Dracula's premiere episode found Jonathan Harker (John Heffernan) in the vampire's castle to sort out his trip to England. The undead warlord is initially old and decrepit, seemingly dried up from not feeding. Over the next few days, though, he looks younger and younger as he secretly drains Jonathan's blood. The nearby town contains people the vampire could have fed off, yet Vlad never opted to do so in a mind-boggling decision. He could also have traveled as a wolf somewhere, so he should have been able to find food somehow.

Also, this raises a valid concern in the final episode, "The Dark Compass," where he is revived after spending 123 years underwater after the Demeter sank. Dracula hid in his coffin without sustenance for all that time, but somehow he emerges on England's soil fresh and young. Yet, with no blood to drink, he should have been old and withered.

Some fans argue his coffin had Transylvanian soil, which restores him, but even when he slept on this soil in his castle, he still became frail. Blood is the true key to the vampire's ability to stay young and vital. This Dracula should have been geriatric after 123 in the sea, but this oversight is for plot convenience, so he can become a playboy in 2020 London.

FAKE NEWS, FAKE MYTHS

In the finale, Zoe (Agatha's descendant, also played by Dolly Wells) reveals all of Dracula's supposed weaknesses (burning up if exposed to sunlight, fear of the cross, needing an invitation to enter a place, etc.) were only able to manifest because the vampire gave them power.

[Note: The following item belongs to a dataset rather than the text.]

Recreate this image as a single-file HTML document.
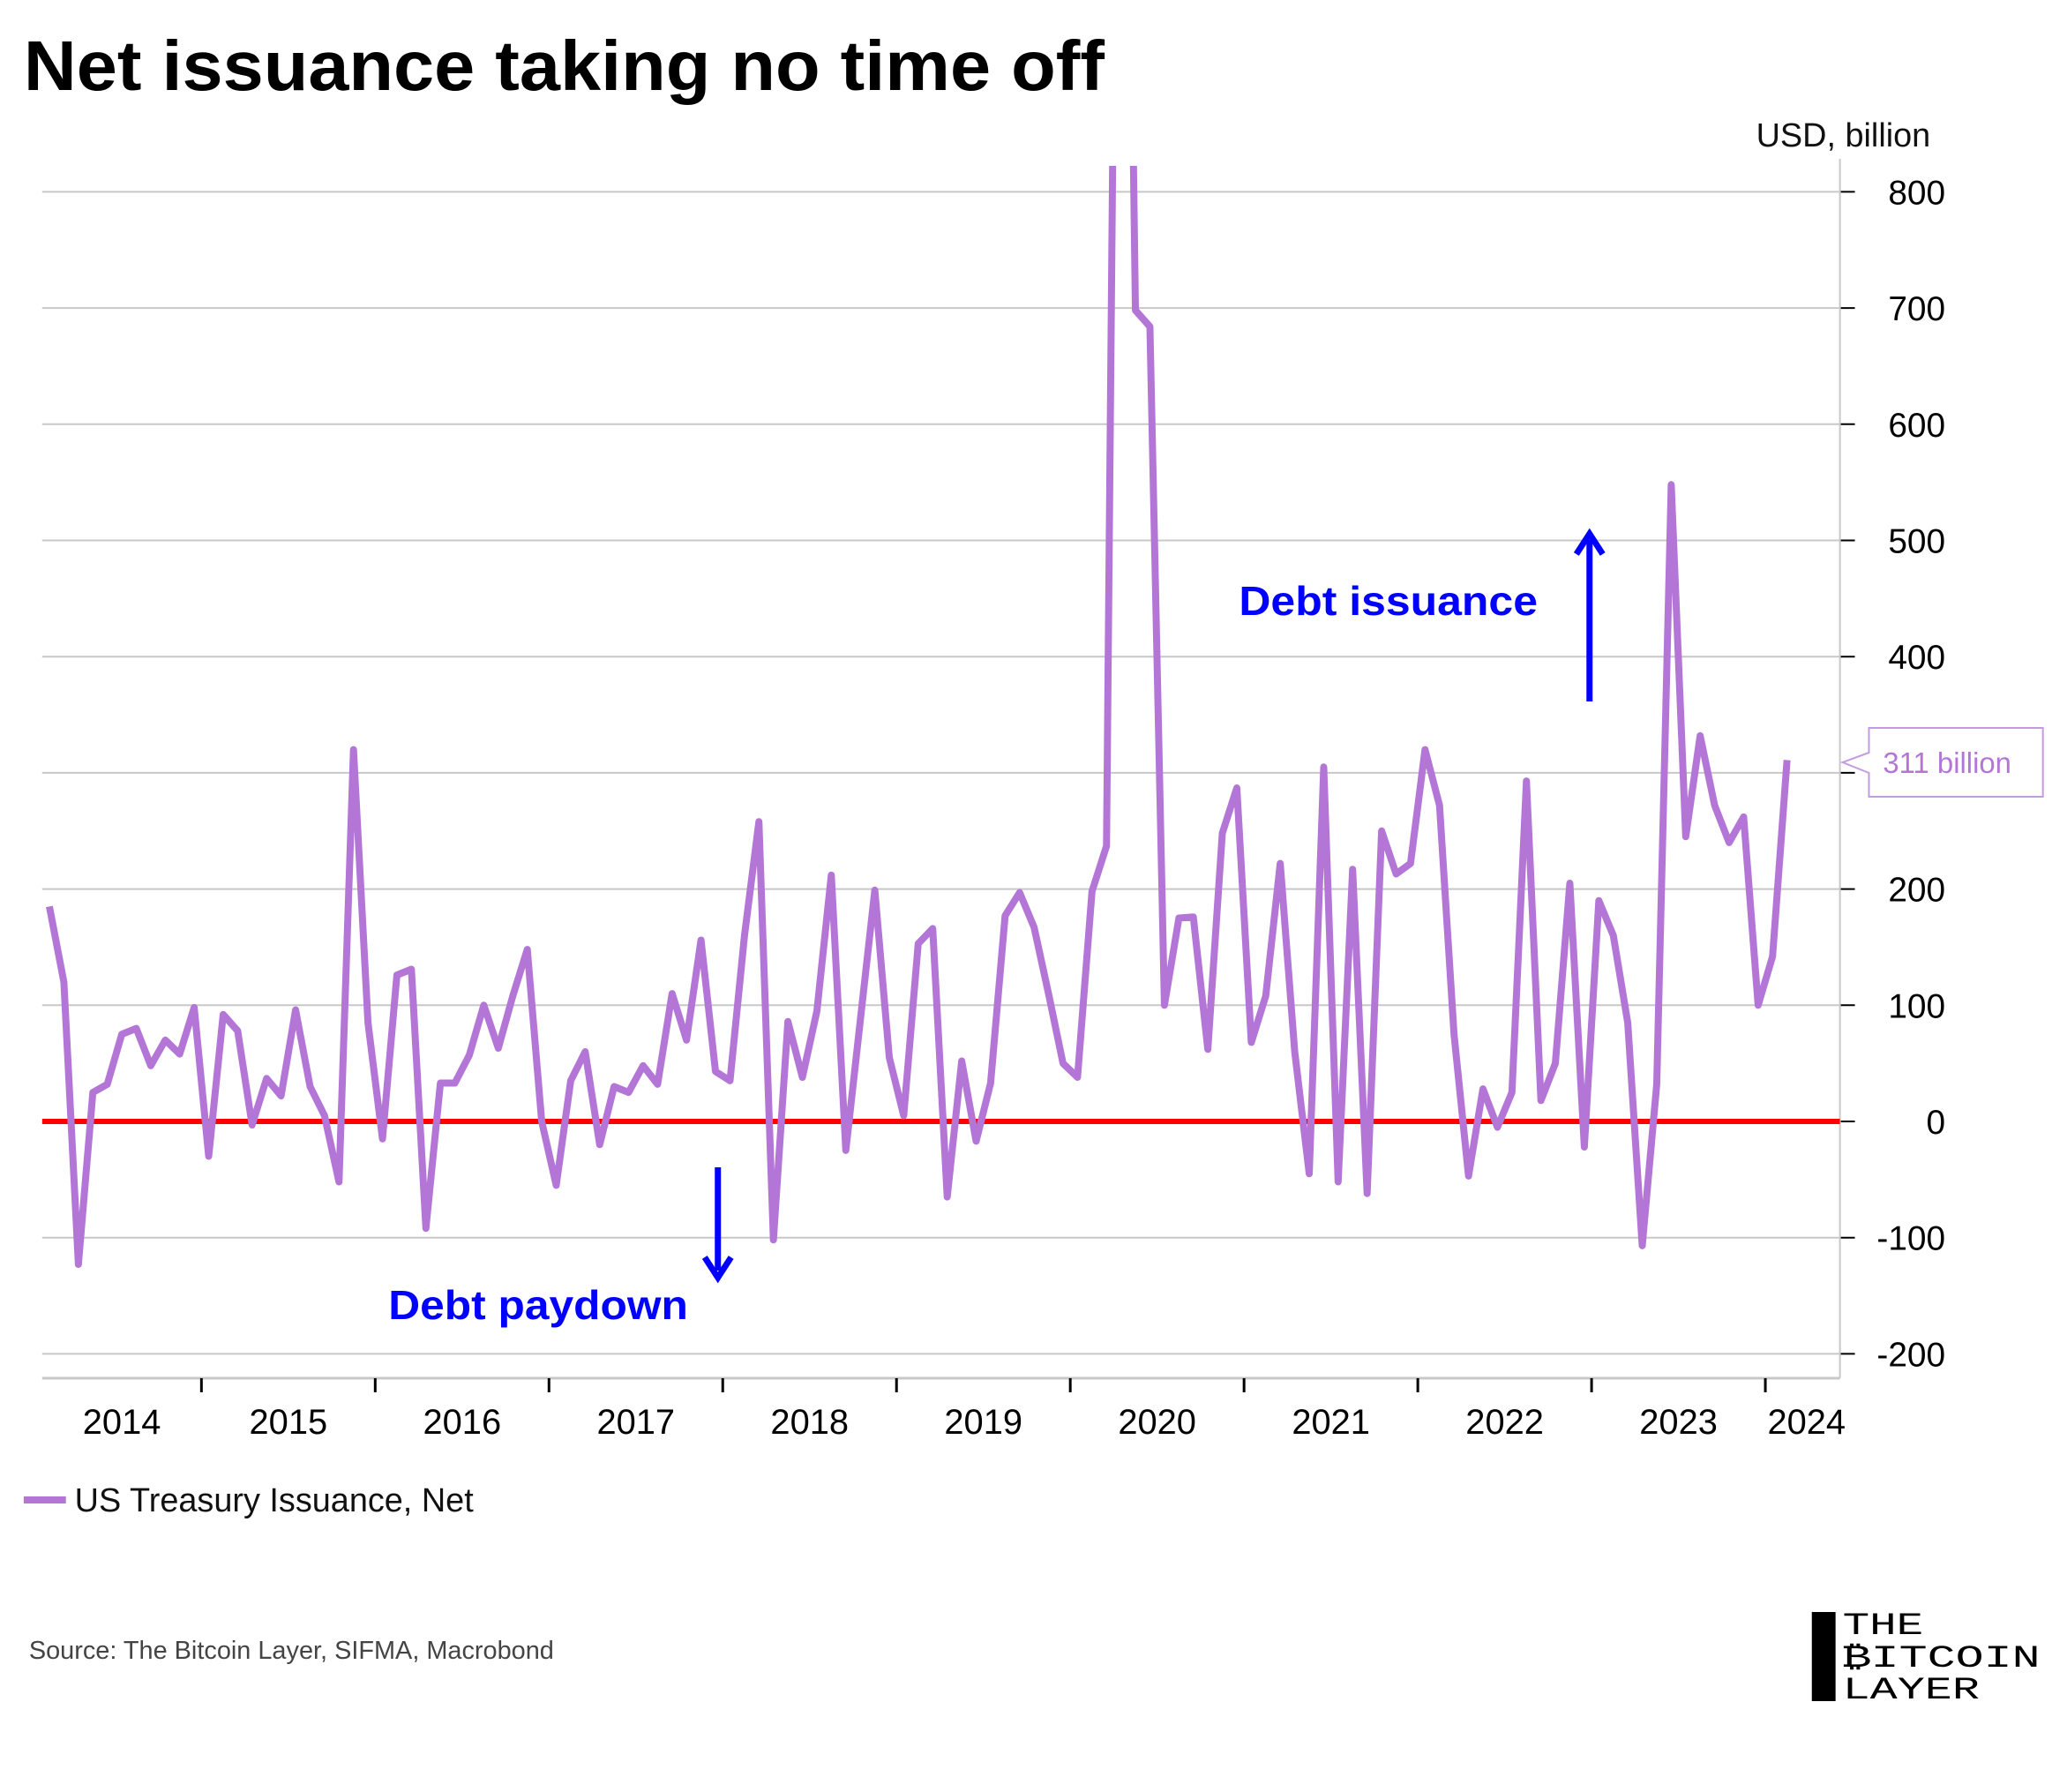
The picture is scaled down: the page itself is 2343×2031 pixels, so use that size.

In actuality, they had no bearing on his existence.

In theory, Dracula was his own worst enemy, yet the series shows the sunlight burn him when he tries to kill Jonathan after the latter escaped his castle. He also should have been able to cross the gates of Agatha's church, but couldn't. So Zoe's explanation for his weaknesses was simply Dracula being too clever for its own good. The show tries to say these weaknesses weren't real but we see them hinder the vampire time and time again.

Executive produced by Mark Gatiss, Steven Moffat, Sue Vertue and Ben Irving, Dracula stars John Heffernan, Dolly Wells, Joanna Scanlan, Sacha Dhawan, Jonathan Aris, Morfydd Clark, Nathan Stewart-Jarrett and Claes Bang as Count Dracula. The miniseries debuted on BBC One Jan. 1 and is now streaming on Netflix.